• [Given records]:
● ● ●

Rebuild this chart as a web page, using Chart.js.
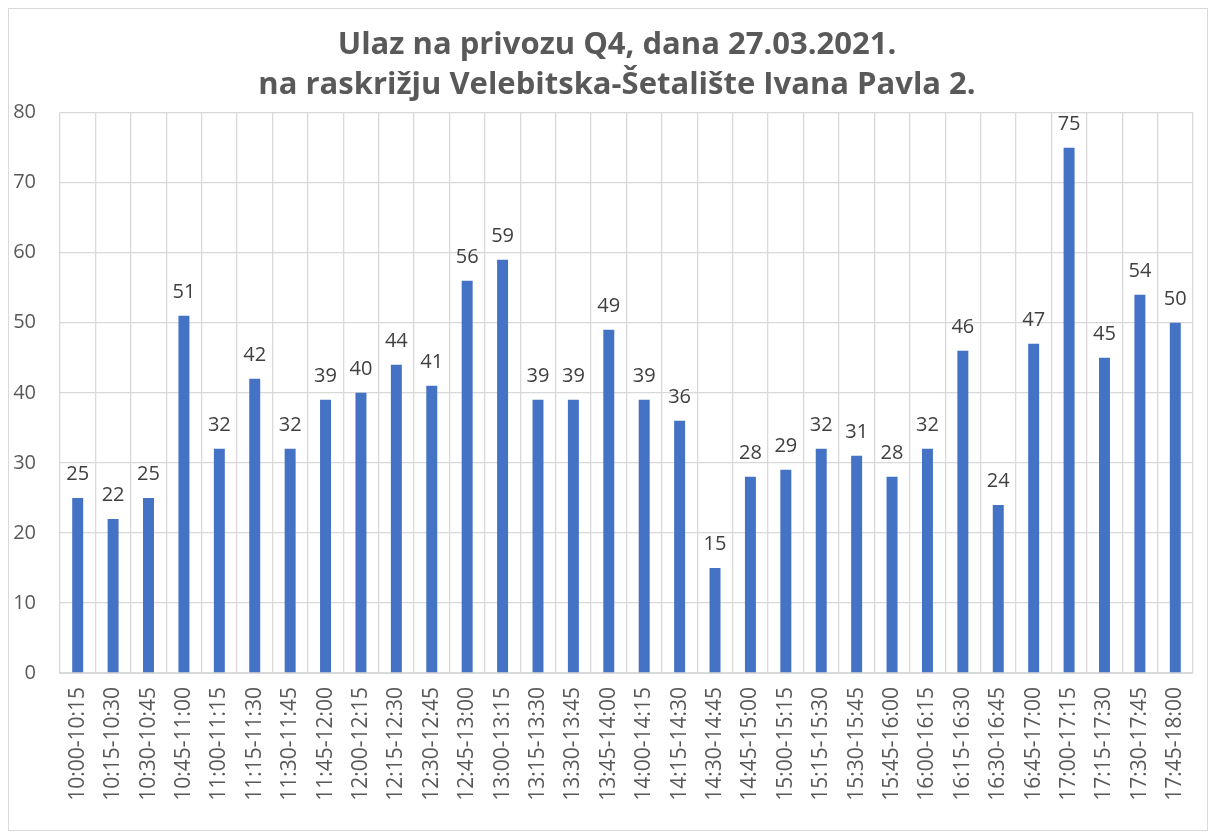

● ● ●

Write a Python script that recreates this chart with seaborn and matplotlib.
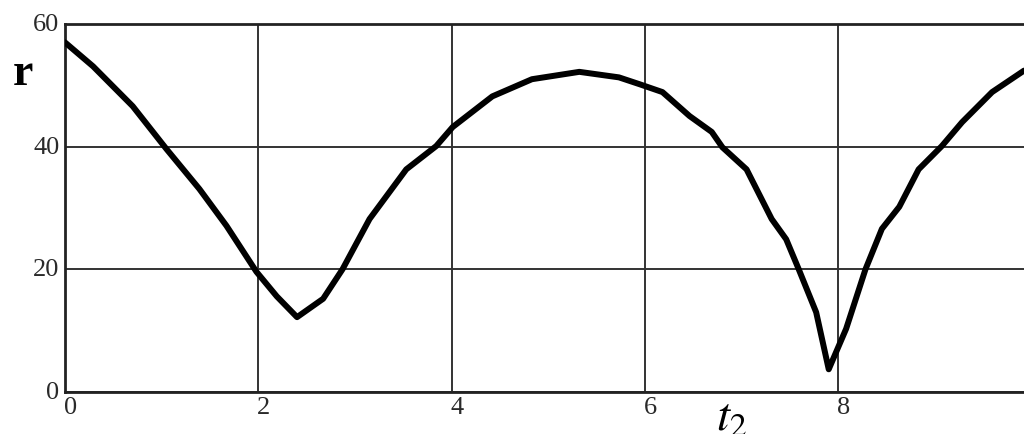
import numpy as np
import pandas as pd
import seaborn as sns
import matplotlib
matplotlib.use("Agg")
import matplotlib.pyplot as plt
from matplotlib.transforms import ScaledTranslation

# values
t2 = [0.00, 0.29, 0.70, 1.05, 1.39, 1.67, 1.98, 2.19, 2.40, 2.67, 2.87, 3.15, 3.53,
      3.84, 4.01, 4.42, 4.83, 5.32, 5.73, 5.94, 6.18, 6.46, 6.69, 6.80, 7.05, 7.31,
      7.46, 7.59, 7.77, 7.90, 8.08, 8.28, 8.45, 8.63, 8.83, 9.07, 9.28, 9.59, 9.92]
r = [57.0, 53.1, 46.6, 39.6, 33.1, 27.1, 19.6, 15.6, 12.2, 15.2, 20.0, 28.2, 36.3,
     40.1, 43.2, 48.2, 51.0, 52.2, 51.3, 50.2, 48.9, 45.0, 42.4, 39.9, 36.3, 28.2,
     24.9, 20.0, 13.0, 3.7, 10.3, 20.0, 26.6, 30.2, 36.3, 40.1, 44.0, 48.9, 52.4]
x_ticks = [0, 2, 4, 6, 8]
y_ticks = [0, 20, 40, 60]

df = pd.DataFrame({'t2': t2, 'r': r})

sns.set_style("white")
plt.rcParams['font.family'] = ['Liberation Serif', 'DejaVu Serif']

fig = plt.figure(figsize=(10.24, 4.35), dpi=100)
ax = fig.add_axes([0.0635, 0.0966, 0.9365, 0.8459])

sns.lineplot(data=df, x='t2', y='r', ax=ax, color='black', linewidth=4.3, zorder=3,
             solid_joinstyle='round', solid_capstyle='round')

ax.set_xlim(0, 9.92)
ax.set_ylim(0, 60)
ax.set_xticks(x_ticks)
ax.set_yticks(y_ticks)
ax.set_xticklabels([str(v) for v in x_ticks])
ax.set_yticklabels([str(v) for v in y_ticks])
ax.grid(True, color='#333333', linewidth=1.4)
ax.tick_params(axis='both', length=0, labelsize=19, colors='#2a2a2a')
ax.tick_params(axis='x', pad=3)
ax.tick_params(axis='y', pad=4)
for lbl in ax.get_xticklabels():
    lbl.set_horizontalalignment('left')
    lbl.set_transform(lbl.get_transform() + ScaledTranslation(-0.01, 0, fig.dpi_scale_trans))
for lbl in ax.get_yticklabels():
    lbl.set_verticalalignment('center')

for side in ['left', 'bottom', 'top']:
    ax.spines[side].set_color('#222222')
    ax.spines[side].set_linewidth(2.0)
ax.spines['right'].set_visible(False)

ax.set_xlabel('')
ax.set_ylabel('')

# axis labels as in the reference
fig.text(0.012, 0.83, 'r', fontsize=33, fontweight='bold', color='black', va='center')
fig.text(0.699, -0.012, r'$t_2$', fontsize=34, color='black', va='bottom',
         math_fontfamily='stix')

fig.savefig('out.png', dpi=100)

● ● ●

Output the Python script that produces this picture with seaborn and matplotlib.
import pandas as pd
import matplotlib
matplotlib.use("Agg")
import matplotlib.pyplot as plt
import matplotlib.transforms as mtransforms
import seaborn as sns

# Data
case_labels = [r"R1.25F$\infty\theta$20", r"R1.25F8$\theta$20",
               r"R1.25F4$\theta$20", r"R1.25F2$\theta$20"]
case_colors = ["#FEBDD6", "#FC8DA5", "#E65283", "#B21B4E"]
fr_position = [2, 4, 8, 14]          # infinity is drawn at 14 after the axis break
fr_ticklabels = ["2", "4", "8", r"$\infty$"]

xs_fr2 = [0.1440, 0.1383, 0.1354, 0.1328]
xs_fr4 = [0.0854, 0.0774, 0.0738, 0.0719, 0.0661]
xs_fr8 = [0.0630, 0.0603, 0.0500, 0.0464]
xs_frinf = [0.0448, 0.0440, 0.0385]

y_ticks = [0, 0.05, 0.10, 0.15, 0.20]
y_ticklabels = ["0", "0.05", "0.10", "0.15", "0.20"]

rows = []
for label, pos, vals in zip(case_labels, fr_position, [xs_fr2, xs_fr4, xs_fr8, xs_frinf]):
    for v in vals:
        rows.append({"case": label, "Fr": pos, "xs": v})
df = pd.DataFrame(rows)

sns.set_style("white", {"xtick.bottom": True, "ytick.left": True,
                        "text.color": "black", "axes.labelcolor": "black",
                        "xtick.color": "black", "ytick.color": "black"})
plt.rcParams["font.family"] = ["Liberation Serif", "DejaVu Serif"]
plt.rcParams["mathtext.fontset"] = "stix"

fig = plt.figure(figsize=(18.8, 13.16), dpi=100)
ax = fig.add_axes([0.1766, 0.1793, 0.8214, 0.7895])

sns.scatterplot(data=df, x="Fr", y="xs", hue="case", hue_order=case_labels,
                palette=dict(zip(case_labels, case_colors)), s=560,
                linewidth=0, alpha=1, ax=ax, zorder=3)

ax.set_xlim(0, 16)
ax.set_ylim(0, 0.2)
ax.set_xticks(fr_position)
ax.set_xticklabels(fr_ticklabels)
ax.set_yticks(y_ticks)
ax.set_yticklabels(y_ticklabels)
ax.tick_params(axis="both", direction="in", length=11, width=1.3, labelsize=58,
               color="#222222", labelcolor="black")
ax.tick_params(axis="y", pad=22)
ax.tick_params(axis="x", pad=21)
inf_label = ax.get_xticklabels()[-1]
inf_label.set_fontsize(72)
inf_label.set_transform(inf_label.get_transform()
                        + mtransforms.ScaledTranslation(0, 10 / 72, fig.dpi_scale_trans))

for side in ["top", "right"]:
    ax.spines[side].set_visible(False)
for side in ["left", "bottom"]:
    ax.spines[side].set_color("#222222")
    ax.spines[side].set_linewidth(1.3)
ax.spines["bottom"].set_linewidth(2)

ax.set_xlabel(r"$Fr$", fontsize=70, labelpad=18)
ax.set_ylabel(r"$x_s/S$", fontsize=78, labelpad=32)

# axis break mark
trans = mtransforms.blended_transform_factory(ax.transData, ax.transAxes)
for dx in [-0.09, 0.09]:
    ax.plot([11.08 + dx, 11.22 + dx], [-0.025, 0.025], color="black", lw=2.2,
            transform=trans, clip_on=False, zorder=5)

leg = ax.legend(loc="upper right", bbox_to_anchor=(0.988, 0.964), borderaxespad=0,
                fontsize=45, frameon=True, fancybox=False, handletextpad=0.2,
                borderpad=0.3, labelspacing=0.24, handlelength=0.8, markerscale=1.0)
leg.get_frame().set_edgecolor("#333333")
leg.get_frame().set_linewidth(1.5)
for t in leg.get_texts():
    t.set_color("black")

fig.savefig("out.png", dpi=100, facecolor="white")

● ● ●

• [Instructions to follow]: From the records given above, copy all lines containing "that".

• [Result of this exercise]:
Write a Python script that recreates this chart with seaborn and matplotlib.
Output the Python script that produces this picture with seaborn and matplotlib.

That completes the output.